With the means to explore the wreck available in summer of 2006, the team began their research. The images sent back by the ROV proved to be valuable as Kennard and Scoville discovered how unique the Milan was to Lake Ontario’s southern shores.

“The ship had a tiller, whereas most ships after 1850 had a wheel and a rudder,” Kennard said. “This gave us a better idea of how old the ship was, which helped us make a better case that this was in fact the Milan.”

Other features helping the team determine they had found the Milan included a scroll bow, which Kennard said is unique to ships of the time period. Kennard said he knew of one other ship, called the Oxford, found in Lake Erie, that had the same type of bow. The ship was built by Asa Wilcox and based on the comparison of bows, the team was able to definitely say the Milan was also built by Wilcox at Three-Mile Bay in 1845, according to Kennard.

“There is no name plate on the Milan,” he said. “Sometimes they paint the name on but it comes off. We sent for enrollment papers that give information on when the ship was built, where it’s been and all the specifics, and this helped us make all these conclusions.”

After releasing the Milan story, Kennard was contacted by representatives of the Salt Museum in Liverpool, N.Y. The museum was interested in the ship because it had been carrying 1,000 barrels of salt when it sank. Kennard said they did not find any barrels of salt because the crew tossed them overboard before abandoning the schooner.

Based on records and the condition of the wreckage, Kennard said the team concluded that the ship had sprung a leak during a voyage in 1849 and the crew changed direction in an attempt to run ashore. The leak could not be found and the crew was forced to abandon ship, letting it sink.

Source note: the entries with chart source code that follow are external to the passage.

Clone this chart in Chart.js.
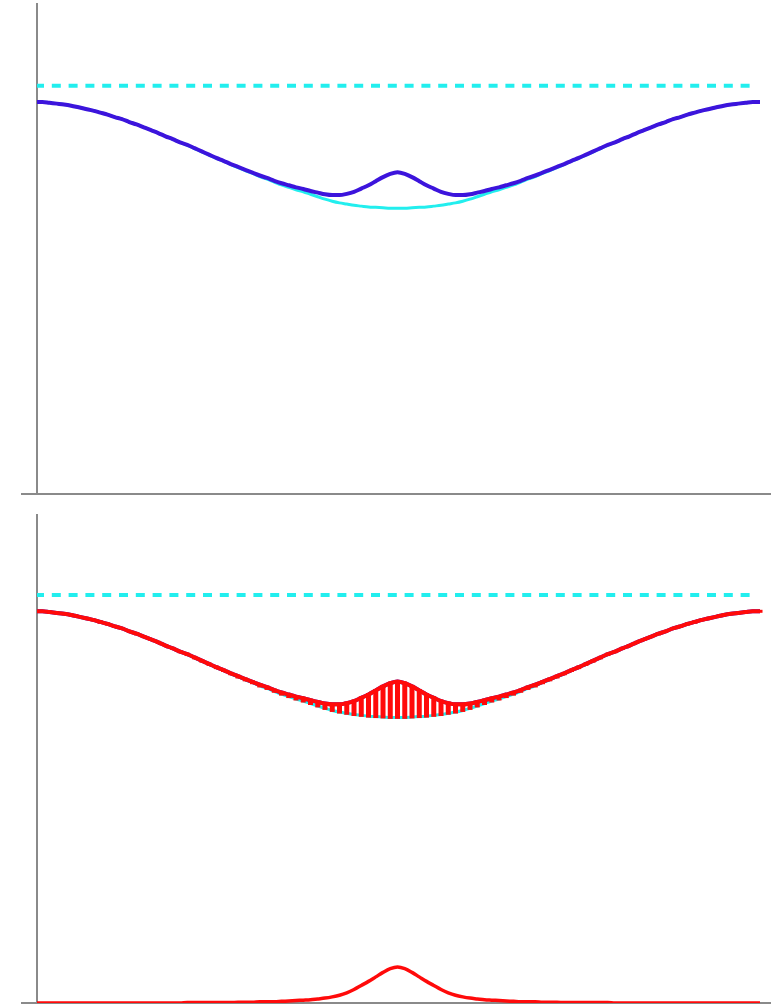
<!DOCTYPE html>
<html>
<head>
<meta charset="utf-8">
<script src="https://cdn.jsdelivr.net/npm/chart.js@4/dist/chart.umd.min.js"></script>
<style>
  html, body { margin: 0; padding: 0; background: #ffffff; width: 771px; height: 1004px; overflow: hidden; }
  canvas { position: absolute; left: 0; }
  #upper { top: 0; }
  #lower { top: 505px; }
</style>
</head>
<body>
<canvas id="upper" width="771" height="500"></canvas>
<canvas id="lower" width="771" height="499"></canvas>
<script>
// Sample positions across the well
const positions = [
  -1.00, -0.98, -0.96, -0.94, -0.92, -0.90, -0.88, -0.86, -0.84, -0.82,
  -0.80, -0.78, -0.76, -0.74, -0.72, -0.70, -0.68, -0.66, -0.64, -0.62,
  -0.60, -0.58, -0.56, -0.54, -0.52, -0.50, -0.48, -0.46, -0.44, -0.42,
  -0.40, -0.38, -0.36, -0.34, -0.32, -0.30, -0.28, -0.26, -0.24, -0.22,
  -0.20, -0.18, -0.16, -0.14, -0.12, -0.10, -0.08, -0.06, -0.04, -0.02,
   0.00,
   0.02,  0.04,  0.06,  0.08,  0.10,  0.12,  0.14,  0.16,  0.18,  0.20,
   0.22,  0.24,  0.26,  0.28,  0.30,  0.32,  0.34,  0.36,  0.38,  0.40,
   0.42,  0.44,  0.46,  0.48,  0.50,  0.52,  0.54,  0.56,  0.58,  0.60,
   0.62,  0.64,  0.66,  0.68,  0.70,  0.72,  0.74,  0.76,  0.78,  0.80,
   0.82,  0.84,  0.86,  0.88,  0.90,  0.92,  0.94,  0.96,  0.98,  1.00
];

// Potential well (cyan curve)
const potential = [
  0.960, 0.960, 0.958, 0.956, 0.954, 0.951, 0.947, 0.943, 0.939, 0.934,
  0.929, 0.923, 0.918, 0.911, 0.905, 0.898, 0.891, 0.884, 0.876, 0.869,
  0.861, 0.854, 0.846, 0.838, 0.830, 0.822, 0.815, 0.807, 0.799, 0.792,
  0.785, 0.777, 0.771, 0.764, 0.757, 0.751, 0.745, 0.740, 0.734, 0.728,
  0.722, 0.717, 0.713, 0.710, 0.707, 0.705, 0.703, 0.702, 0.701, 0.700,
  0.700,
  0.700, 0.701, 0.702, 0.703, 0.705, 0.707, 0.710, 0.713, 0.717, 0.722,
  0.728, 0.734, 0.740, 0.745, 0.751, 0.757, 0.764, 0.771, 0.777, 0.785,
  0.792, 0.799, 0.807, 0.815, 0.822, 0.830, 0.838, 0.846, 0.854, 0.861,
  0.869, 0.876, 0.884, 0.891, 0.898, 0.905, 0.911, 0.918, 0.923, 0.929,
  0.934, 0.939, 0.943, 0.947, 0.951, 0.954, 0.956, 0.958, 0.960, 0.960
];

// Localized density peak (bottom red curve, and the raise of the blue curve)
const density = [
  0, 0, 0, 0, 0, 0, 0, 0, 0, 0,
  0, 0, 0, 0, 0, 0, 0, 0, 0, 0,
  0, 0.001, 0.001, 0.001, 0.001, 0.001, 0.001, 0.001, 0.002, 0.002,
  0.002, 0.003, 0.003, 0.003, 0.004, 0.005, 0.006, 0.007, 0.008, 0.010,
  0.012, 0.015, 0.019, 0.025, 0.033, 0.043, 0.053, 0.064, 0.075, 0.084,
  0.088,
  0.084, 0.075, 0.064, 0.053, 0.043, 0.033, 0.025, 0.019, 0.015, 0.012,
  0.010, 0.008, 0.007, 0.006, 0.005, 0.004, 0.003, 0.003, 0.003, 0.002,
  0.002, 0.002, 0.001, 0.001, 0.001, 0.001, 0.001, 0.001, 0.001, 0,
  0, 0, 0, 0, 0, 0, 0, 0, 0, 0,
  0, 0, 0, 0, 0, 0, 0, 0, 0, 0
];

// Energy level (dashed line) and its extent
const energyLevel = 1.0;
const levelSpan = [-1.0, 0.972];

const AXIS = '#8a8a8a';
const CYAN = '#22eeee';
const BLUE = '#3c14dc';
const RED = '#ff0a0a';

const pts = (vals) => positions.map((x, i) => ({ x: x, y: vals[i] }));
const combined = potential.map((v, i) => v + density[i]);
const levelPts = levelSpan.map(x => ({ x: x, y: energyLevel }));
const stems = positions.map((x, i) => ({ x: x, y: [potential[i], combined[i]] }));

function lineSet(data, color, width, order, extra) {
  return Object.assign({
    type: 'line', data: data, borderColor: color, borderWidth: width,
    pointRadius: 0, fill: false, cubicInterpolationMode: 'monotone',
    borderCapStyle: 'butt', order: order
  }, extra || {});
}

function build(canvasId, datasets, yMax, padTop, padBottom) {
  return new Chart(document.getElementById(canvasId), {
    type: 'line',
    data: { datasets: datasets },
    options: {
      responsive: false,
      devicePixelRatio: 1,
      animation: false,
      events: [],
      layout: { padding: { left: 21, right: 0, top: padTop, bottom: padBottom } },
      plugins: { legend: { display: false }, tooltip: { enabled: false }, title: { display: false } },
      scales: {
        x: {
          type: 'linear', min: -0.9945, max: 1.0303, offset: false,
          grid: { display: false, drawTicks: false, offset: false },
          ticks: { display: false },
          border: { display: true, color: AXIS, width: 2 }
        },
        y: {
          type: 'linear', min: 0, max: yMax,
          grid: {
            display: true, drawOnChartArea: false, drawTicks: true, tickLength: 16, lineWidth: 2,
            color: (c) => (c.tick && c.tick.value === 0) ? AXIS : 'rgba(0,0,0,0)'
          },
          ticks: { display: false },
          border: { display: true, color: AXIS, width: 2 }
        }
      }
    }
  });
}

// Upper panel: potential and potential plus density
build('upper', [
  lineSet(levelPts, CYAN, 4, 3, { borderDash: [9, 7.8], cubicInterpolationMode: 'default', tension: 0 }),
  lineSet(pts(potential), CYAN, 3, 2),
  lineSet(pts(combined), BLUE, 4, 1)
], 1.2, 4, 6);

// Lower panel: same curves joined by stems, and the density itself
build('lower', [
  lineSet(levelPts, CYAN, 4, 6, { borderDash: [9, 7.8], cubicInterpolationMode: 'default', tension: 0 }),
  lineSet(pts(potential), CYAN, 3, 5),
  lineSet(pts(combined), BLUE, 4, 4),
  { type: 'bar', data: stems, backgroundColor: RED, borderWidth: 0, barThickness: 2, inflateAmount: 1.5, order: 3 },
  lineSet(pts(combined), RED, 4, 2),
  lineSet(pts(density), RED, 3.5, 1)
], 1.196, 10, 1);
</script>
</body>
</html>
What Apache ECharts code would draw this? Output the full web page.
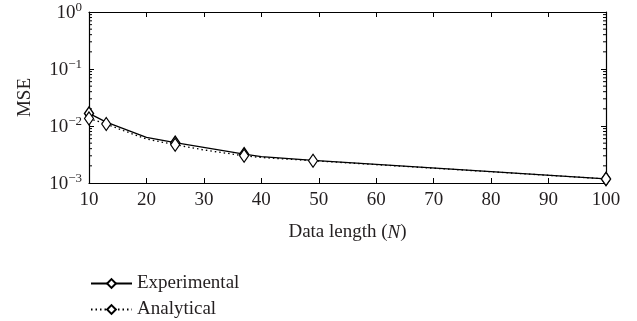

All of the information and images gathered during the exploration allowed team artist Roland “Chip” Stevens to come up with a sketch of how the schooner looks in its current condition. He will also be able to make a rough sketch of what the ship looked like during the four years it was in service, according to Kennard.

“You don’t have photographs of ships like this from when they were built, so being able to bring back images of what they looked like is something special,” he said.

As for the future of the ship, Scoville said the team’s work is basically finished. Any further research would require approval from New York state to do an archaeological survey, which costs much more than anything they have done so far.

“Obviously the more you look the more likely you are to notice things you didn’t see before,” Scoville said. “We’ve concluded our investigation, so the Milan will probably stay right where it is for now.”